■ **Directions**
Transcribe every line exactly and omit anything that is a picture.

■ **Recorded information**
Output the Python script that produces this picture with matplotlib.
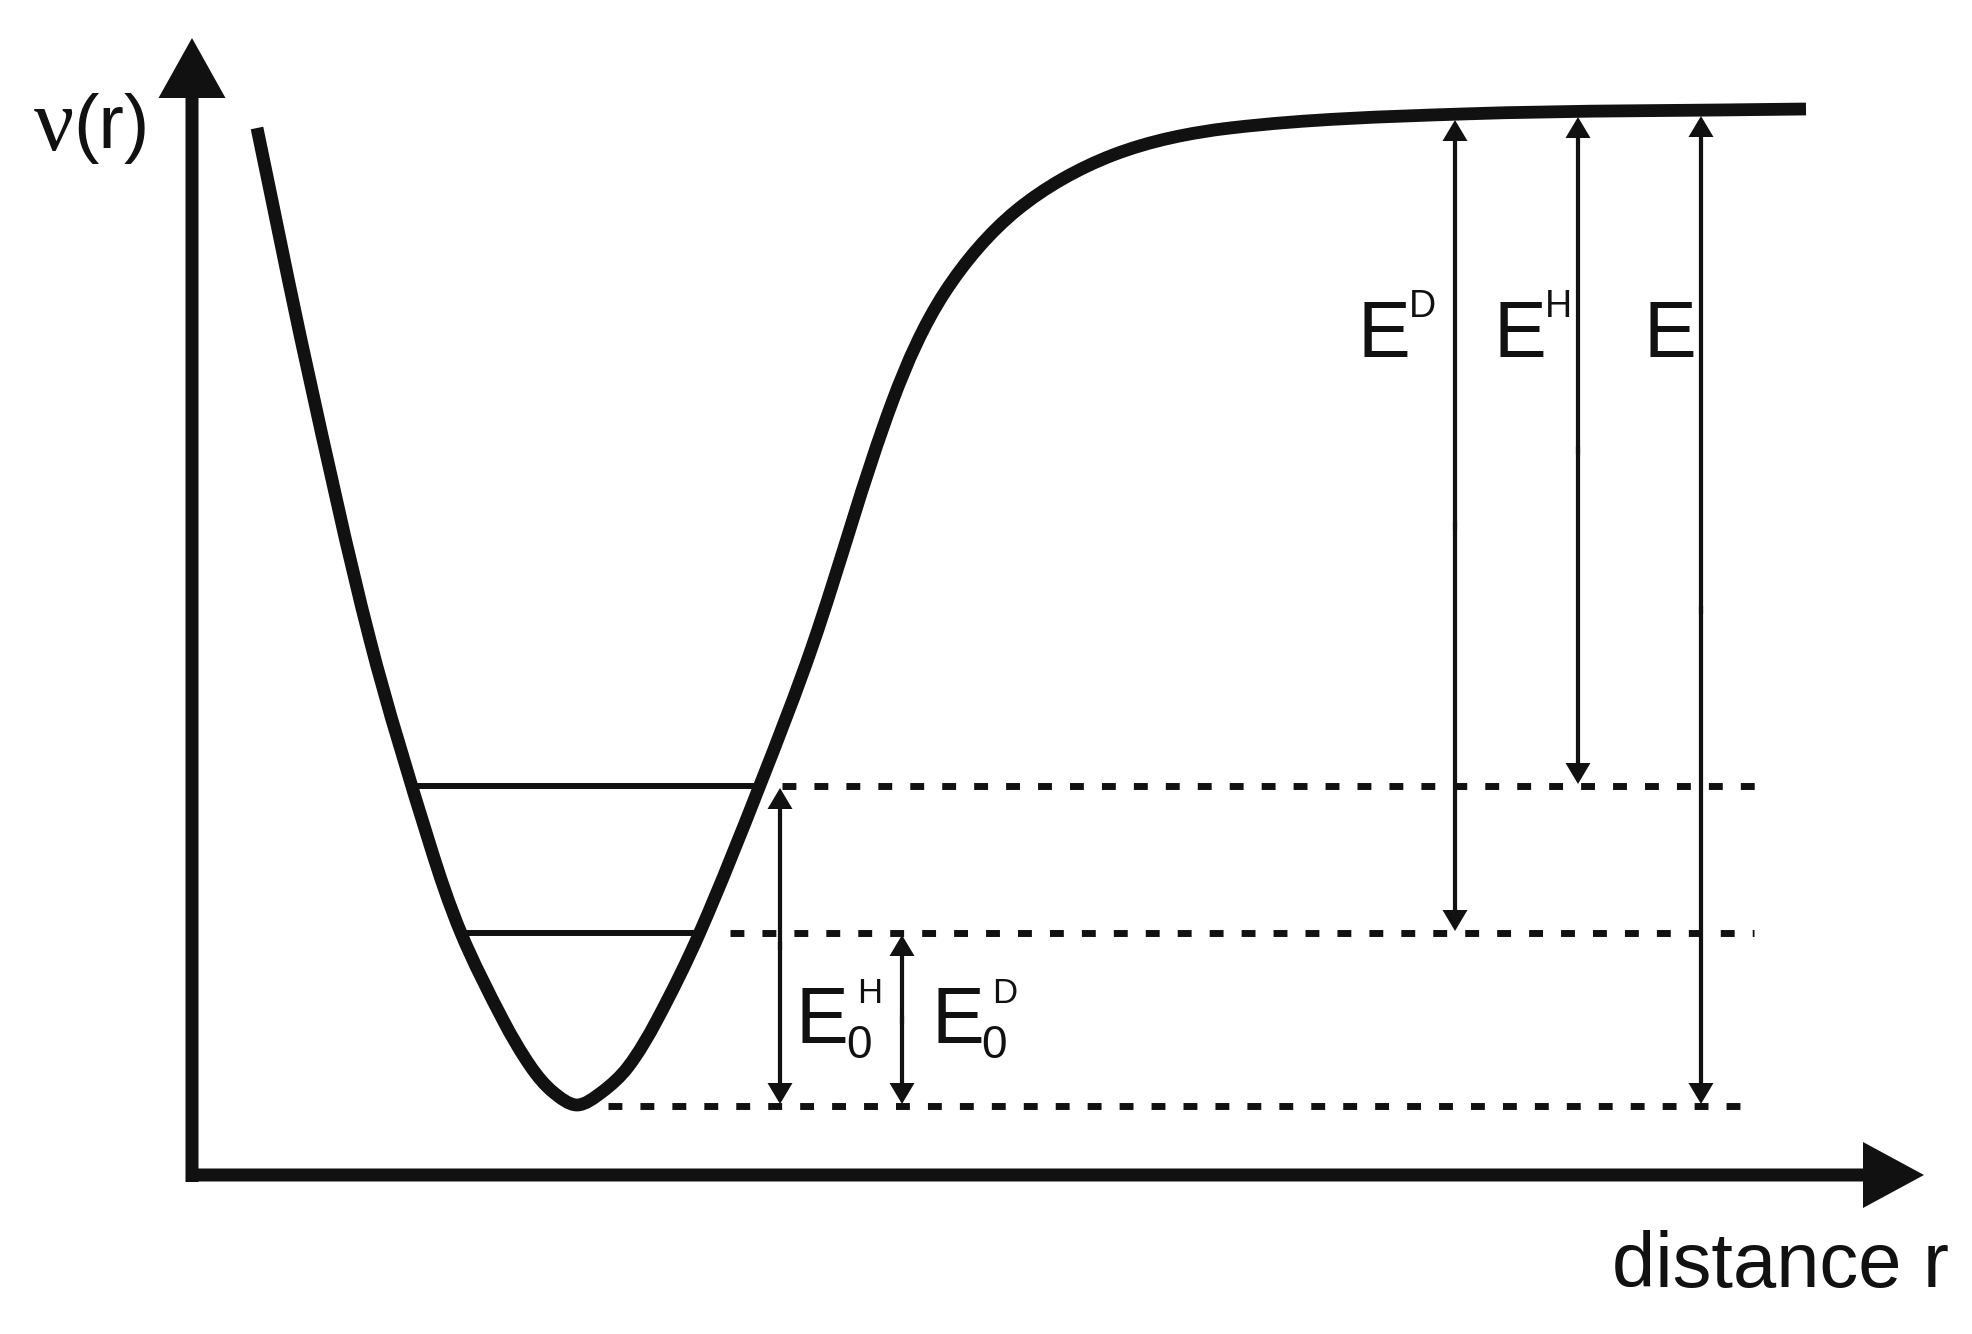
import matplotlib
matplotlib.use("Agg")
import numpy as np
import matplotlib.pyplot as plt
from matplotlib.path import Path
from matplotlib.patches import PathPatch

# potential curve (pixel coords, y down)
curve_r = [257, 307, 370, 430, 461, 503, 531, 553, 577, 602, 628, 657, 700,
           760, 812, 893, 945, 1017, 1113, 1230, 1462, 1806]
curve_v = [128, 367, 640, 845, 933, 1020, 1067, 1092, 1105, 1092, 1067, 1020, 932,
           785, 647, 400, 292, 210, 155, 128, 114, 109]

# vibrational levels: solid inside the well, dashed to the right
level_y = [786, 933, 1106]
solid_start = [412, 462]
solid_end = [760, 700]
dash_start = [782, 730, 608]
dash_end = [1760, 1754, 1758]

# double-headed energy arrows
arrow_x = [780, 902, 1455, 1578, 1701]
arrow_top = [788, 935, 120, 117, 116]
arrow_bottom = [1104, 1104, 931, 784, 1104]

# labels: (x, baseline, text)
main_labels = [(1357, 357, "E"), (1494, 357, "E"), (1644, 357, "E"),
               (796, 1043, "E"), (931, 1043, "E")]
sup_labels = [(1409, 317, "D", 27), (1545, 317, "H", 27),
              (857, 1003, "H", 25), (992, 1003, "D", 25)]
sub_labels = [(846, 1058, "0"), (981, 1058, "0")]

INK = "#111111"
W, H = 1972, 1334


def smooth_path(xs, ys):
    # chord-length Catmull-Rom through the read points, drawn as cubic Beziers
    P = np.column_stack([xs, ys]).astype(float)
    n = len(P)
    d = np.hypot(*np.diff(P, axis=0).T)
    T = np.zeros_like(P)
    T[0] = (P[1] - P[0]) / d[0]
    T[-1] = (P[-1] - P[-2]) / d[-1]
    for i in range(1, n - 1):
        T[i] = (P[i + 1] - P[i - 1]) / (d[i - 1] + d[i])
    verts = [P[0]]
    codes = [Path.MOVETO]
    for i in range(n - 1):
        verts += [P[i] + T[i] * d[i] / 3, P[i + 1] - T[i + 1] * d[i] / 3, P[i + 1]]
        codes += [Path.CURVE4] * 3
    return Path(verts, codes)


fig = plt.figure(figsize=(W / 100, H / 100), dpi=100)
ax = fig.add_axes([0, 0, 1, 1])
ax.set_xlim(0, W)
ax.set_ylim(H, 0)
ax.axis("off")

# axes with big arrowheads
ax.arrow(192, 1182, 0, 38 - 1182, width=13, head_width=67, head_length=60,
         length_includes_head=True, color=INK, lw=0)
ax.arrow(186, 1175, 1924 - 186, 0, width=13, head_width=66, head_length=61,
         length_includes_head=True, color=INK, lw=0)

# the potential
ax.add_patch(PathPatch(smooth_path(curve_r, curve_v), fill=False, edgecolor=INK,
                       lw=9.2, capstyle="butt", joinstyle="round"))

for y, x0, x1 in zip(level_y, solid_start, solid_end):
    ax.plot([x0, x1], [y, y], color=INK, lw=4.3, solid_capstyle="butt")

for y, x0, x1 in zip(level_y, dash_start, dash_end):
    ax.plot([x0, x1], [y, y], color=INK, lw=5, linestyle=(0, (2, 2.6)),
            dash_capstyle="butt")

for x, y0, y1 in zip(arrow_x, arrow_top, arrow_bottom):
    mid = (y0 + y1) / 2
    # two half arrows that overlap a little so no seam shows
    ax.arrow(x, mid + 4, 0, y0 - mid - 4, width=4.2, head_width=25, head_length=21,
             length_includes_head=True, color=INK, lw=0)
    ax.arrow(x, mid - 4, 0, y1 - mid + 4, width=4.2, head_width=25, head_length=21,
             length_includes_head=True, color=INK, lw=0)

sans = "Liberation Sans"
for x, y, s in main_labels:
    ax.text(x, y, s, fontsize=57, family=sans, color=INK, va="baseline", ha="left")
for x, y, s, fs in sup_labels:
    ax.text(x, y, s, fontsize=fs, family=sans, color=INK, va="baseline", ha="left")
for x, y, s in sub_labels:
    ax.text(x, y, s, fontsize=33, family=sans, color=INK, va="baseline", ha="left")

ax.text(1612, 1287, "distance r", fontsize=56, family=sans, color=INK,
        va="baseline", ha="left")
ax.text(34, 150, "ν", fontsize=64, family="Liberation Serif", color=INK,
        va="baseline", ha="left")
ax.text(73, 148, "(r)", fontsize=55, family=sans, color=INK,
        va="baseline", ha="left")

fig.savefig("out.png", dpi=100, facecolor="white")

■ **Finished task**
Output the Python script that produces this picture with matplotlib.
import matplotlib
matplotlib.use("Agg")
import numpy as np
import matplotlib.pyplot as plt
from matplotlib.path import Path
from matplotlib.patches import PathPatch

# potential curve (pixel coords, y down)
curve_r = [257, 307, 370, 430, 461, 503, 531, 553, 577, 602, 628, 657, 700,
           760, 812, 893, 945, 1017, 1113, 1230, 1462, 1806]
curve_v = [128, 367, 640, 845, 933, 1020, 1067, 1092, 1105, 1092, 1067, 1020, 932,
           785, 647, 400, 292, 210, 155, 128, 114, 109]

# vibrational levels: solid inside the well, dashed to the right
level_y = [786, 933, 1106]
solid_start = [412, 462]
solid_end = [760, 700]
dash_start = [782, 730, 608]
dash_end = [1760, 1754, 1758]

# double-headed energy arrows
arrow_x = [780, 902, 1455, 1578, 1701]
arrow_top = [788, 935, 120, 117, 116]
arrow_bottom = [1104, 1104, 931, 784, 1104]

# labels: (x, baseline, text)
main_labels = [(1357, 357, "E"), (1494, 357, "E"), (1644, 357, "E"),
               (796, 1043, "E"), (931, 1043, "E")]
sup_labels = [(1409, 317, "D", 27), (1545, 317, "H", 27),
              (857, 1003, "H", 25), (992, 1003, "D", 25)]
sub_labels = [(846, 1058, "0"), (981, 1058, "0")]

INK = "#111111"
W, H = 1972, 1334


def smooth_path(xs, ys):
    # chord-length Catmull-Rom through the read points, drawn as cubic Beziers
    P = np.column_stack([xs, ys]).astype(float)
    n = len(P)
    d = np.hypot(*np.diff(P, axis=0).T)
    T = np.zeros_like(P)
    T[0] = (P[1] - P[0]) / d[0]
    T[-1] = (P[-1] - P[-2]) / d[-1]
    for i in range(1, n - 1):
        T[i] = (P[i + 1] - P[i - 1]) / (d[i - 1] + d[i])
    verts = [P[0]]
    codes = [Path.MOVETO]
    for i in range(n - 1):
        verts += [P[i] + T[i] * d[i] / 3, P[i + 1] - T[i + 1] * d[i] / 3, P[i + 1]]
        codes += [Path.CURVE4] * 3
    return Path(verts, codes)


fig = plt.figure(figsize=(W / 100, H / 100), dpi=100)
ax = fig.add_axes([0, 0, 1, 1])
ax.set_xlim(0, W)
ax.set_ylim(H, 0)
ax.axis("off")

# axes with big arrowheads
ax.arrow(192, 1182, 0, 38 - 1182, width=13, head_width=67, head_length=60,
         length_includes_head=True, color=INK, lw=0)
ax.arrow(186, 1175, 1924 - 186, 0, width=13, head_width=66, head_length=61,
         length_includes_head=True, color=INK, lw=0)

# the potential
ax.add_patch(PathPatch(smooth_path(curve_r, curve_v), fill=False, edgecolor=INK,
                       lw=9.2, capstyle="butt", joinstyle="round"))

for y, x0, x1 in zip(level_y, solid_start, solid_end):
    ax.plot([x0, x1], [y, y], color=INK, lw=4.3, solid_capstyle="butt")

for y, x0, x1 in zip(level_y, dash_start, dash_end):
    ax.plot([x0, x1], [y, y], color=INK, lw=5, linestyle=(0, (2, 2.6)),
            dash_capstyle="butt")

for x, y0, y1 in zip(arrow_x, arrow_top, arrow_bottom):
    mid = (y0 + y1) / 2
    # two half arrows that overlap a little so no seam shows
    ax.arrow(x, mid + 4, 0, y0 - mid - 4, width=4.2, head_width=25, head_length=21,
             length_includes_head=True, color=INK, lw=0)
    ax.arrow(x, mid - 4, 0, y1 - mid + 4, width=4.2, head_width=25, head_length=21,
             length_includes_head=True, color=INK, lw=0)

sans = "Liberation Sans"
for x, y, s in main_labels:
    ax.text(x, y, s, fontsize=57, family=sans, color=INK, va="baseline", ha="left")
for x, y, s, fs in sup_labels:
    ax.text(x, y, s, fontsize=fs, family=sans, color=INK, va="baseline", ha="left")
for x, y, s in sub_labels:
    ax.text(x, y, s, fontsize=33, family=sans, color=INK, va="baseline", ha="left")

ax.text(1612, 1287, "distance r", fontsize=56, family=sans, color=INK,
        va="baseline", ha="left")
ax.text(34, 150, "ν", fontsize=64, family="Liberation Serif", color=INK,
        va="baseline", ha="left")
ax.text(73, 148, "(r)", fontsize=55, family=sans, color=INK,
        va="baseline", ha="left")

fig.savefig("out.png", dpi=100, facecolor="white")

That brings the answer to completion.